Let's look at the draft from 2004-2008, a 5-year period that has been given a little bit of time to age so that we can more fairly do our evaluation. We're going to look at the league as a whole. We're going to divide things up in groups of 10 -- picks 1-10, 11-20, etc. And we're going to measure those picks by two standards: home run picks (that is, multiple Pro Bowl selections) and sold, long-term starters. This is my evaluation, but most of it is based on the available numbers. Anyway, here goes:

Picks 1-10, you have a 22 percent chance of hitting a home run and an 80 percent chance of finding that long-term starter.

Picks 11-20, 18 percent home runs, 66 percent starters.

Picks 21-30, 14 percent home runs, 66 percent starters.

Picks 31-60, 8 percent home runs, 50 percent starters.

You can analyze this stuff a bunch of ways. You can measure the degree of the crapshoot however you want. But now you need to add another reality into the mix: salaries. I don't agree with much of what the owners are saying in this labor business, but everybody knows that the NFL rookie salary scheme is currently a mess. It does affect how every team operates, and it should.

The 23rd pick last season, Green Bay tackle Bryan Bulaga, was guaranteed $8.76 million in his rookie deal (according to published reports). The 33rd pick, St. Louis tackle Rodger Safford, was guaranteed $3.9 million. The 45th pick, Denver guard Zane Beadles, was guaranteed $2.7 million. And down it goes from there, quickly.

So here are the realities. If you keep the 23rd pick, you get one flip of the coin and 66 percent of the time you're going to come up with a reliable starter to whom you will guarantee about $8 million. But you could also trade the 23rd pick for the 44th and the 60th pick -- which is approximately what you could get, based upon the NFL draft value chart that many people use. That would give you two flips of the coin: 25 percent of the time you would end up with two reliable starters and 75 percent of the time you would end up with at least one. So by trading down, you would measureably increase your odds of succeeding -- oh, and instead of $9 million in salary guarantees to the one guy, the two lower picks would be guaranteed less than half of that amount.

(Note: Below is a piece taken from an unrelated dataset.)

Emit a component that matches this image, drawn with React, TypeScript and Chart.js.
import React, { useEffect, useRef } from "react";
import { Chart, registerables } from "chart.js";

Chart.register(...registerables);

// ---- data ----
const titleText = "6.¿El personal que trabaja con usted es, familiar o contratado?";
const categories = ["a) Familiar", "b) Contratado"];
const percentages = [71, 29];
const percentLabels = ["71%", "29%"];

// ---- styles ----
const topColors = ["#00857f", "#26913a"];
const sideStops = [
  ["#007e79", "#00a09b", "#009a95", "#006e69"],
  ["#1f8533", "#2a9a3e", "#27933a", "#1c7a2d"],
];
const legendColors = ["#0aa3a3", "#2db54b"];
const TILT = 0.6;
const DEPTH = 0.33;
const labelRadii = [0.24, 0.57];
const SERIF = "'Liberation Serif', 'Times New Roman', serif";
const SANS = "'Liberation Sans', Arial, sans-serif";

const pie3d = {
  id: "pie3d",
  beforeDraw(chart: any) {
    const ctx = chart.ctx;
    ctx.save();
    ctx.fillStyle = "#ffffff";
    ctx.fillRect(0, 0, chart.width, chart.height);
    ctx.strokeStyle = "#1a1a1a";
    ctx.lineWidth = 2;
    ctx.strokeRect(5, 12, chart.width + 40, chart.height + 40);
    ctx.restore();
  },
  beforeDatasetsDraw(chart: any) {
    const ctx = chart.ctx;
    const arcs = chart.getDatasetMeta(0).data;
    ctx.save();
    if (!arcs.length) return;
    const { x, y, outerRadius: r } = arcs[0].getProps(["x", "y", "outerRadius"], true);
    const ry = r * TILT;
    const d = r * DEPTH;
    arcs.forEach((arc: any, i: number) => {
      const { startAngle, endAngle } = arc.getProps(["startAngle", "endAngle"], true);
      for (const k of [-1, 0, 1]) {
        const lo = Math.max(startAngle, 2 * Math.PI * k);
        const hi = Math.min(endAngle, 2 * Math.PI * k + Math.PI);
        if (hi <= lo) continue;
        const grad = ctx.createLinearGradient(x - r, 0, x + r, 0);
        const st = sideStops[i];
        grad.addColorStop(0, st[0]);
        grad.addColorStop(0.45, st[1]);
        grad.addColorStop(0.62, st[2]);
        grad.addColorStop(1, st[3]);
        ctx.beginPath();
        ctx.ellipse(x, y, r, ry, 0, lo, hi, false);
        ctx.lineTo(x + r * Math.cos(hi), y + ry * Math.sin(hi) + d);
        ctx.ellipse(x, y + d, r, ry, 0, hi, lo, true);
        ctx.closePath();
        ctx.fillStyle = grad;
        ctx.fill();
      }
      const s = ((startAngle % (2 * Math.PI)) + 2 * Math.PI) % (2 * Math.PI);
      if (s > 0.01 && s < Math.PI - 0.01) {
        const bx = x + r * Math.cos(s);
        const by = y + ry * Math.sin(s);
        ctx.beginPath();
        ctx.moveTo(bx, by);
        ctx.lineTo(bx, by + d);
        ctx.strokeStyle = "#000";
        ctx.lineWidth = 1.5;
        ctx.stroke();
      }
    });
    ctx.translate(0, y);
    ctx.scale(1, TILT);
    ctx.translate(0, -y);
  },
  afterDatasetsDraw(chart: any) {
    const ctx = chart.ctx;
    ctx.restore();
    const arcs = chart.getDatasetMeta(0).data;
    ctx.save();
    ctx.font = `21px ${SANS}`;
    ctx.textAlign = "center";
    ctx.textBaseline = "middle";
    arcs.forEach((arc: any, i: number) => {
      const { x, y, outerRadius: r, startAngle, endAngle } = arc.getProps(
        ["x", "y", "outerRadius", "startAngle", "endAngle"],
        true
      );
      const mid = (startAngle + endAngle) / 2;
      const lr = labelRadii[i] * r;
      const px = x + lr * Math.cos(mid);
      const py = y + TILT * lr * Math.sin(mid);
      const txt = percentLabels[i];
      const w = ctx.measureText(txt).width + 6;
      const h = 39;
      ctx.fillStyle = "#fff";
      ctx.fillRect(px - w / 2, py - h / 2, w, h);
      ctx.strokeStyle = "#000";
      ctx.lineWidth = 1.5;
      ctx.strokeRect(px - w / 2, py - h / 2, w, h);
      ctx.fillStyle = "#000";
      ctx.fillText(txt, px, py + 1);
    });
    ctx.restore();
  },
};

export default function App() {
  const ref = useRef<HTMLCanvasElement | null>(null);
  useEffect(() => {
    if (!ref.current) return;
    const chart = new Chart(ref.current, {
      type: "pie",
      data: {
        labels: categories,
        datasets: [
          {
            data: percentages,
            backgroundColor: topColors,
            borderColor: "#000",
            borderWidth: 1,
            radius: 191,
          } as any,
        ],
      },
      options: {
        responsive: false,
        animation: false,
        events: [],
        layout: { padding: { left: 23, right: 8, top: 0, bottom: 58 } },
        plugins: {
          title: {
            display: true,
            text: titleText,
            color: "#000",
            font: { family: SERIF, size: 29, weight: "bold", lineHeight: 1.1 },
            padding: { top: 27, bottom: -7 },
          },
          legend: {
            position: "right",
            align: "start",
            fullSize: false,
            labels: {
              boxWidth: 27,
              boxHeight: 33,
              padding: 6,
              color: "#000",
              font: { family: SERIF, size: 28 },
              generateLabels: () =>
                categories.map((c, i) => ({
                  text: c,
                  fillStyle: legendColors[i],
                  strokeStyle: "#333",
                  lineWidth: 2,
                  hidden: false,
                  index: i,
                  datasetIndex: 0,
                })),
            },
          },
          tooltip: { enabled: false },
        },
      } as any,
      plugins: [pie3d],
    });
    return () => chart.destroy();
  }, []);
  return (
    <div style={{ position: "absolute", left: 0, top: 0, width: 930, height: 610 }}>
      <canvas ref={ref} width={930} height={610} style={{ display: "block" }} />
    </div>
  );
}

And as for the home run potential? You keep the 23rd pick and you have a 14 percent chance of finding that multiple Pro Bowler -- about one in every 7 years. You trade down and collect that extra pick and you will hit the home run about once in every 6 years.

It is why trading up into the top half of the first round, or out of the bottom half, makes sense. It is why the Eagles do it so often.